Defoe enjoyed playing with the paradoxical extremes of anarchic life. Hence his interest in the liberty that governed the pirate life in which the boatswain, rather than the captain, was the real leader—in which the potential excesses of the captain were always kept under control. Thus his version of the real (though mostly mythical) Captain Avery and the fictional Captain Singleton lead a very independent and dangerous band of pirates. In both cases, they eventually flee from pirate society, preferring instead to live a dangerous life of disguise in England. Defoe seems to be saying that anarchy is fun but that some form of government is necessary. He was an advocate of high wages for workers at a time when mercantilist economics demanded paying as little as possible.32 And at times he flirted with the ideas of the Levellers during an era when the very notion of doing so was anathema from the standpoint of both economics and politics. In other words, the radical political experiments of the Interregnum, more or less unmentionable during the decades following the Restoration, caught the attention of at least one interested journalist during the early eighteenth century.

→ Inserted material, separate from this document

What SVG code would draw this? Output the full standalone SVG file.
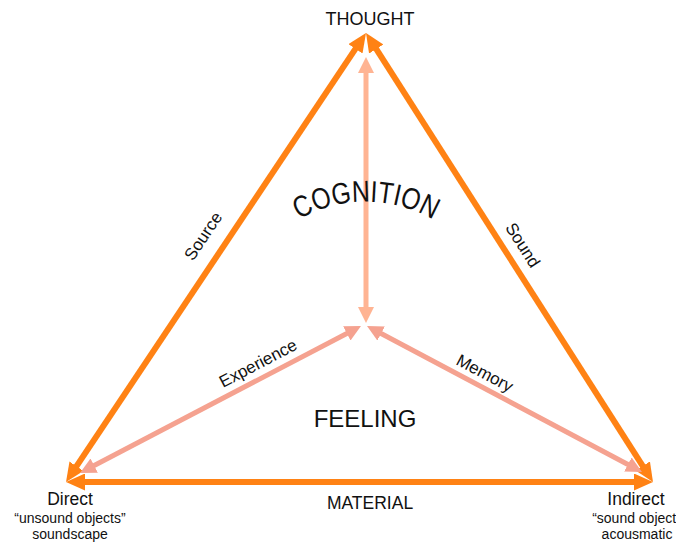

This brings us back to 1722 and A Journal of the Plague Year. In the seemingly heroic artisans, functioning in a world in which all true government had apparently broken down, Defoe once more confronts the reader with a society formed under extreme conditions. In some ways, the situation resembled that of his proposal for a self-sustaining colony for the Palatine refugees in New Forest in 1707.33 Defoe was to replay that scheme in his Tour thro' the Whole Island of Great Britain in 1724 where he supplied a diagram of the imaginary community with straight streets and a square in the middle.34 Such schemes are typical enough of Defoe the projector, but it is significant that such imagined communities are set away from the world of commerce with which he is so often associated. Thus it is not entirely surprising that in the same Tour in which he appears to revel in the magnificence of London, he also informs the reader that it may one day collapse entirely. If Defoe enjoyed the spectacle of the growth of a commercial society, there was a part of him that fantasized about starting over again with a more or less egalitarian social structure and a primitive economy.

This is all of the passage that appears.